Oh, to Sign Off With Style
Lara moved her pen briskly across the paper and then came to a dead stop.
"Are you stuck?" I asked.
My daughter was at the kitchen table signing Christmas cards.
"I just don't know how to end my message," she stammered. "I feel like I'm standing in a doorway and I can't say goodbye."
"Aha! You mean 'the close?' " I asked. How many times had I reached for the perfect ending, and then, without a muse, simply signed my name - just to be done with it.
" 'Best wishes' should do it," I offered It had bailed me out many times.
"I guess so," she replied. "But does it say enough?"
Enough? Here we go again, I thought: The close. The bane of essayists: "Uh, how do I wrap this up?" The plight of pen pals: "How much should I reveal?" The rat trap of romances: "Hm. Why doesn't his letter say 'lots' of love?"
Was my "best wishes" too easy? Was I stuck in a rut? Should I be more gracious, more flowery? More gushy and less curt?

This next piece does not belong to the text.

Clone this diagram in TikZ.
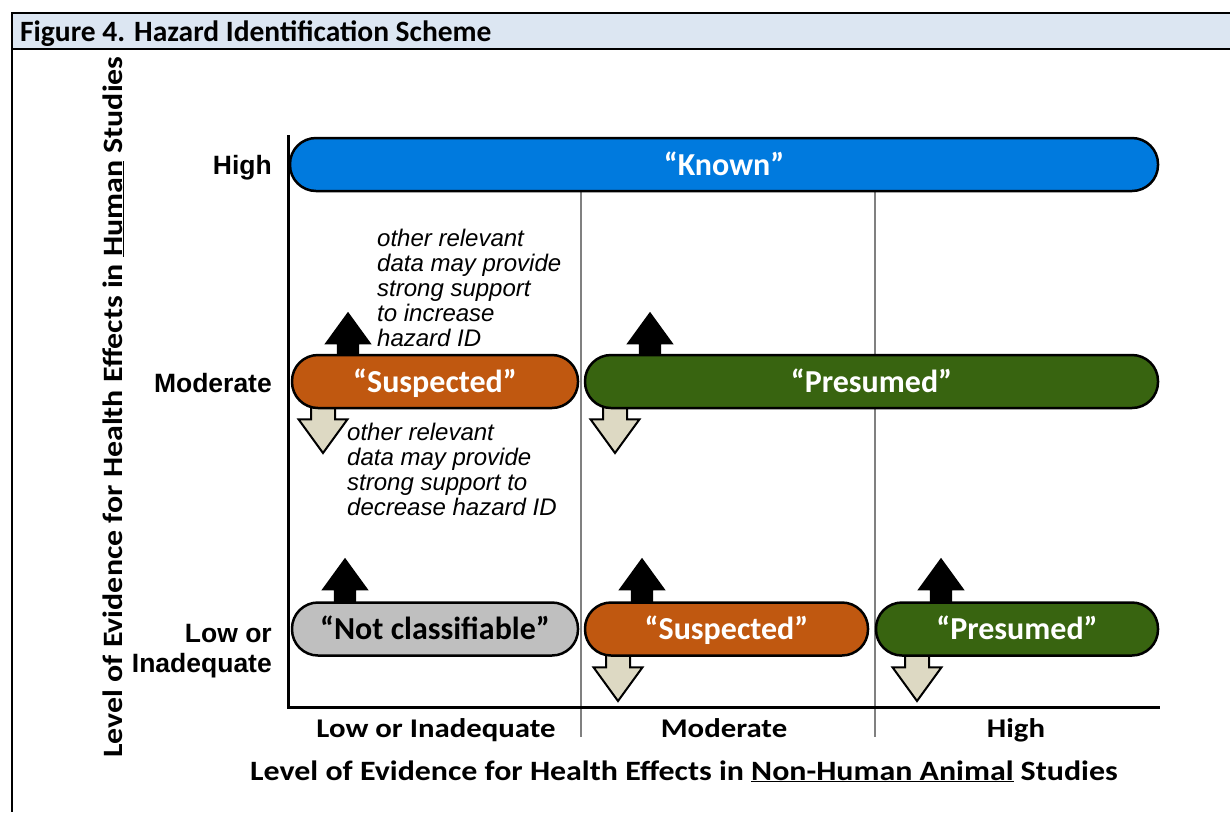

On the other hand, just how important is the farewell before you sign your name and slip the prose into an envelope?)
It's everything, confirms my college handbook, "Correct Letter Writing." "Get serious about how you exit your message," warns author Lillian Watson. Uh-oh. "Take your leave promptly but graciously," she advises. Sounds like a stage direction.
"A more personal approach will make a stronger impact on your readers and remain longer in their memories." Was she telling me "best wishes" was soggy and inadequate? Help!
Lara didn't know it, but suddenly she and I were adrift in the same boat.
I flipped through the pages of that stern little manual quickly, past the stuffy, rubber-stamp words like "regards" (my backup sentiment), hoping to find a snappy ending for those Christmas cards. Were there any?
"I beg to remain"? No way. Lara was tapping her pen.
We breezed by the business correspondence, the staid "yours truly" and "sincerely yours." Not for us. In family and personal writing, you should "let yourself go," writes the letter master. "Use your pet expressions, your favorite phrases of endearment." In other words, find a trademark.
What might that be? Mark Twain (Samuel Clemens) wrote home: "Yrs Affy, Sam." His family loved the quirky phrase. It was a little shorthand on his part, but endearing. It worked.
And my contemporaries? My friends, relatives, and associates? Had they found the formula while I was just sending them "regards"?
Uncle George signs every letter "Hi Ho," no matter whom he sends it to. Is he on a horse? Aunt Elizabeth scribbles "Ta-ta" across her linen stationery as though she'll be back in a few minutes. "Toodle-loo" is all my youngest daughter has time for as she breezes off to class. My editor throws out a "Cheers!" beside his name. Hm. Is he British? I wonder.
But wait a minute. Might it be that my college son is the pacesetter, following my manual's advice, "the trend today is more and more toward simple, unadorned expression - natural and sincere." No flowery, timeworn ornaments. No (gulp) "best wishes"?
Lara rummaged through the kitchen drawers and picked out Matt's last note home to remind us of what we had overlooked. The script was hurried, but "the close" - just two letters - was clear and unadorned.
Like a click at the other end of the phone line or the shutting of a door. Nothing clumsy about it. It conveyed that he was done writing and, more important, that the message could have come only from him. He had said it all. And it was unwavering. It was him.
So what did we learn ?
Only that as the holiday correspondence floods our mailbox this year, and as we, in turn, respond, we'll try to follow this modern letter-writing etiquette: End it quickly, with grace. Say what you mean, mean what you say: "Best" will do, but "Yo" is better.
* More closing sentiments: "God bless you, dear Barbara - you are very precious to us" (George Eliot, pseudonym of Mary Ann Evans); "Your friend forever" (Abraham Lincoln); "You are everything to me" (Sarah Bernhardt); "A good night to you, my darling son!" (Alexander Hamilton).